Netanyahu: "Massive forest fire" continues

Israel’s Prime Minister Benyamin Netanyahu said in Sunday’s cabinet meeting (held in the Carmel region where a massive fire has been burning out of control since Thursday): “We are still in the midst of a massive forest fire. The firefighters are doing holy work but it must be understood that this kind of wildfire can only be defeated and extinguished from the air. On this we have been working day and night. We have mobilized over 30 aircraft from the nations of the world. Today, a gigantic ‘Supertanker’ plane that we rented from an American company is due to go into action. I believe that with these tools, it will be possible to contain and extinguish the fire. It must be understood that massive forest fires are fundamentally different from routine fires. The only way to deal with these wildfires is to integrate not only ground forces but aerial forces as well, local and international alike. Thus the major powers have acted. In a massive wildfire in California a few years ago, the US received assistance from eight countries; it neither hesitated nor was ashamed to request this assistance, including from countries from which we have made similar requests.
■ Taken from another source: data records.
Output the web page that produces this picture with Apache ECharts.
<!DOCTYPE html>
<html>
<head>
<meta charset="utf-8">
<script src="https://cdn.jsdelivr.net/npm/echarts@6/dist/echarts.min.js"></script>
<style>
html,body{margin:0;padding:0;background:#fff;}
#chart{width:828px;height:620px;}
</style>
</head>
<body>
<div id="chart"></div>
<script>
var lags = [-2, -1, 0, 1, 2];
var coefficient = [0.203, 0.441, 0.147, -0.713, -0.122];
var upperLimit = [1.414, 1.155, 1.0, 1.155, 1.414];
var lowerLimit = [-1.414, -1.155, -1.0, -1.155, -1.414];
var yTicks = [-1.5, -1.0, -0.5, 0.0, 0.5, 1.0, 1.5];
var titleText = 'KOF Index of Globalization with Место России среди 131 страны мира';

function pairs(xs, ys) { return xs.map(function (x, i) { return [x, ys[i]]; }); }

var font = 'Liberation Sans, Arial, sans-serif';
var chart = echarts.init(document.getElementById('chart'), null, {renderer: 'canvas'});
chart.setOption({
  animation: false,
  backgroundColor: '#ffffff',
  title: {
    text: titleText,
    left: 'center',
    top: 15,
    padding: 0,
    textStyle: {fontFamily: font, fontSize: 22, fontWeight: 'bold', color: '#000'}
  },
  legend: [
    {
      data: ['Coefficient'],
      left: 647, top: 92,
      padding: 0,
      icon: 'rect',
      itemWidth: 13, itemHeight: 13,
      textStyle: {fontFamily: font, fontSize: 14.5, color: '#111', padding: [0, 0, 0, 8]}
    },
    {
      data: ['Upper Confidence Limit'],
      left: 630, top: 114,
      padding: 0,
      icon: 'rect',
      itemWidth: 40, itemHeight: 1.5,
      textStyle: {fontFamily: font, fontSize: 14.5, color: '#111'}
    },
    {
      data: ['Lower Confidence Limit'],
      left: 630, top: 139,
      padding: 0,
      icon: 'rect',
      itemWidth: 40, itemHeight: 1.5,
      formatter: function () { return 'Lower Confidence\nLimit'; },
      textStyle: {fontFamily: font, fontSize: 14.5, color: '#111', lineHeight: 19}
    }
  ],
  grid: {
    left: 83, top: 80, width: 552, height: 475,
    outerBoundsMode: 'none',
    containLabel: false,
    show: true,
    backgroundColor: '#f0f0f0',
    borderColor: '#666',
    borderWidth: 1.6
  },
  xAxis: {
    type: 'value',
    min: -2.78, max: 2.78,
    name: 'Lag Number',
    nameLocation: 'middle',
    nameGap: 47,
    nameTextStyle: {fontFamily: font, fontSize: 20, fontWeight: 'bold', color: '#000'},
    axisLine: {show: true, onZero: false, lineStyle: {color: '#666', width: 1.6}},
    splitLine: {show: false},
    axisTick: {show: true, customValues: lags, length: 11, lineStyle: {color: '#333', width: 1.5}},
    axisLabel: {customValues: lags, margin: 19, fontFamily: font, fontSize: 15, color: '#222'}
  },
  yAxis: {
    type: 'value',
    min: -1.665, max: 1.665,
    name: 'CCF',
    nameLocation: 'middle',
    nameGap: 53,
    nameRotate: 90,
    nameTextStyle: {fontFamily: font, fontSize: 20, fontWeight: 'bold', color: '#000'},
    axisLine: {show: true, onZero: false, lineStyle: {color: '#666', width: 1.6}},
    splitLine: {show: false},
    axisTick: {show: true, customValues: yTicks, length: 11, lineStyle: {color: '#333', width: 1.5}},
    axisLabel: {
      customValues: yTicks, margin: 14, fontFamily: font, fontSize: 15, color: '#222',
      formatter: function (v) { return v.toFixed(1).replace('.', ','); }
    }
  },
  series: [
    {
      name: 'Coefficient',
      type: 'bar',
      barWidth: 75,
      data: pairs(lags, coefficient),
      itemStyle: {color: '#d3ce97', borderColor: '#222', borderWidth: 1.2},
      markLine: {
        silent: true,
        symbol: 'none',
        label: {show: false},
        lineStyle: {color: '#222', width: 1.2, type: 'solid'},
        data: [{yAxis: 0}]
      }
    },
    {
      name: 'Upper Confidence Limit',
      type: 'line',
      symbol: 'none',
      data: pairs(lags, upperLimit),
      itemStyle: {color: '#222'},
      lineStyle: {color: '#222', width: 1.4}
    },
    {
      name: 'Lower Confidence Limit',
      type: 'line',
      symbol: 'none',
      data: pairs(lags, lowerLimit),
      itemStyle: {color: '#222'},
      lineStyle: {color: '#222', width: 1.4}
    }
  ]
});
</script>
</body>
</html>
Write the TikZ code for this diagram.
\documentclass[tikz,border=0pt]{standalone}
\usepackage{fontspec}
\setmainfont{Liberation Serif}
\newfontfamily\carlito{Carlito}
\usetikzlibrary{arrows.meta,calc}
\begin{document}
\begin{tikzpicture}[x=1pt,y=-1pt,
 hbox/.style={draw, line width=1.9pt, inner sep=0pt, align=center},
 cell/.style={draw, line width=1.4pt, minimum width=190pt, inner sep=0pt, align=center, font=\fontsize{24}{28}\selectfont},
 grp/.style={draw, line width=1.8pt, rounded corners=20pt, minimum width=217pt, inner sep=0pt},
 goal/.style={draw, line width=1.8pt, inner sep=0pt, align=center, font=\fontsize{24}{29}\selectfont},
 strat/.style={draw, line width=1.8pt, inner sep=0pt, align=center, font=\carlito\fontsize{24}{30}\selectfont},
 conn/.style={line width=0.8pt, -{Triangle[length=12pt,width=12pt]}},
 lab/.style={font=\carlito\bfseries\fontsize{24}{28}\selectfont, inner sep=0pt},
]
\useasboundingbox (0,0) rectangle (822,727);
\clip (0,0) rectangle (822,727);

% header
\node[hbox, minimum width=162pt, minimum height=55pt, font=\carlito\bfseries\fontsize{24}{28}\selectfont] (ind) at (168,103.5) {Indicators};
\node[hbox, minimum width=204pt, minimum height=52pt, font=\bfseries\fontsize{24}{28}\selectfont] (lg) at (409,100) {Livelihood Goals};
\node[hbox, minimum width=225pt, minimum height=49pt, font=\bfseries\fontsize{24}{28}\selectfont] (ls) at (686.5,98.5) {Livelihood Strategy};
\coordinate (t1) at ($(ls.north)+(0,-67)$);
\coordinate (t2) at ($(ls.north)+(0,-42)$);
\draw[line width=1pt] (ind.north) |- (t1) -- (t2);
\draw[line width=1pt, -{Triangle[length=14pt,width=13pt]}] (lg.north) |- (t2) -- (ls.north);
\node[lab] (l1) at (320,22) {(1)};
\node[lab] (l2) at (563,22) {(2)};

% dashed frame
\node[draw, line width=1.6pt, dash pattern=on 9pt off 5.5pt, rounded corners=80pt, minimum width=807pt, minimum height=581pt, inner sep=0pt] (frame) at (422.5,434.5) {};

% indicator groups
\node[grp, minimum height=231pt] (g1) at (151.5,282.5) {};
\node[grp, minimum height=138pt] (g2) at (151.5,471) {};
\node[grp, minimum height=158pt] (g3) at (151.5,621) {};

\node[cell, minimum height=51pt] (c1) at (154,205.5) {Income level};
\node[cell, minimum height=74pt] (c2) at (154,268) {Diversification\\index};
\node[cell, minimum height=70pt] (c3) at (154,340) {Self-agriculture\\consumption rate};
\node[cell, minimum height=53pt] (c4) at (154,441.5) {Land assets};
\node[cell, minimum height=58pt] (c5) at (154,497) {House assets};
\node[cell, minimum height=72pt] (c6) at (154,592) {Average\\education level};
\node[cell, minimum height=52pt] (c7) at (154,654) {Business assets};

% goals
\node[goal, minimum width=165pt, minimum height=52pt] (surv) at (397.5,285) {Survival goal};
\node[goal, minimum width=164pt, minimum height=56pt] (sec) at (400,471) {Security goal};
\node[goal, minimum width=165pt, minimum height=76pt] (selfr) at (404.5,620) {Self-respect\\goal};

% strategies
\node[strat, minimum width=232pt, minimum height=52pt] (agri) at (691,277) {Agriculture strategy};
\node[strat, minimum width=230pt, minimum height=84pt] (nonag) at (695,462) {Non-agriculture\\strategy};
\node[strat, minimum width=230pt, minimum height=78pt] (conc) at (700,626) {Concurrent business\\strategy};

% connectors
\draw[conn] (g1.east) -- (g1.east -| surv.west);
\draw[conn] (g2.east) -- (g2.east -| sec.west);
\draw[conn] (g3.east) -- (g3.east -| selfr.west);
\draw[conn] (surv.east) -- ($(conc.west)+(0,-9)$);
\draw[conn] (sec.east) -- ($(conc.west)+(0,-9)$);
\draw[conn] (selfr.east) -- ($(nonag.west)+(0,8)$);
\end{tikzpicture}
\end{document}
In last summer’s massive wildfire in Russia, Russia neither hesitated nor was ashamed to request assistance from Ukraine and from other countries. We also did not hesitate, nor were we ashamed, in requesting such assistance. This is what we did and it has led to results. We will take control of, contain and – in the end – extinguish the fire. An additional subject is the establishment of a local aerial firefighting force. Even if we had such a force, and we are working on it, it will not always free us of the need to mobilize international support, but it would give us the possibility of bringing an aerial ‘cup of water’ to fires. The issue of closing the gaps in the conventional, ground-based, not aerial, firefighting network is an important issue. The Government has begun to deal with this issue, which has demanded a solution for 62 years. We have started to deal with it. We have added budgets. We are promoting changes but this issue has always been separate from that of massive brushfires”…

Again in today’s Cabinet meeting, there was almost no mention of Israel’s Interior Minister, Eli Yishai (of the Shas religious party), who is being blamed for part of the country’s lack of preparedness to deal with such a fire.

UPDATE: By Sunday evening, Israeli authorities announced that the Carmel fire was finally under control, four days after it started, and after a 35-plane assault on the flames during the day. But, officials cautioned that it will still take days to extinguish the blaze completely.

On Sunday morning, some 21 Palestinian firefighters were escorted by the “Civil Administration” (i.e., the Israeli Army in the West Bank) through the Salem checkpoint and into Israel to join hundreds of other firefighters from around the world in the battle against the Carmel blaze, according to a report in YNet, here, which added this detail: “I’ve dreamed of visiting Haifa for a long time,” Ibrahim Ayash, the head of the Palestinian rescue team [who is reportedly from Bethlehem] told Ynet, “But unfortunately I came at a very sad time.”

The Palestinian firefighters reportedly travelled at the direct order of Palestinian President Mahmoud Abbas, according to a report in Ma’an News Agency, here. According to the head of the Palestinian civil defense team that entered Israel on Sunday, the group left the West Bank at 4 a.m. and arrived at northern Israel five hours later. “Neither walls nor checkpoints will stop us”, he said, noting that the Palestinian firemen were “received respectfully”.

UPDATE & CLARIFICATION: Back in his office in Bethlehem on Monday, Major Ibrahim Aish [rather than Ayash] said that he and his team had been fighting smaller separate fires that had broken out in Israeli villages not far from Jenin on Monday, and that he had been involved in fighting fires near Beit Shemesh (south of Bethlehem on several occasions in recent years. But, the one-day round trip on Sunday to the Haifa area was the Palestinian firefighters’ only involvement in the Carmel blaze.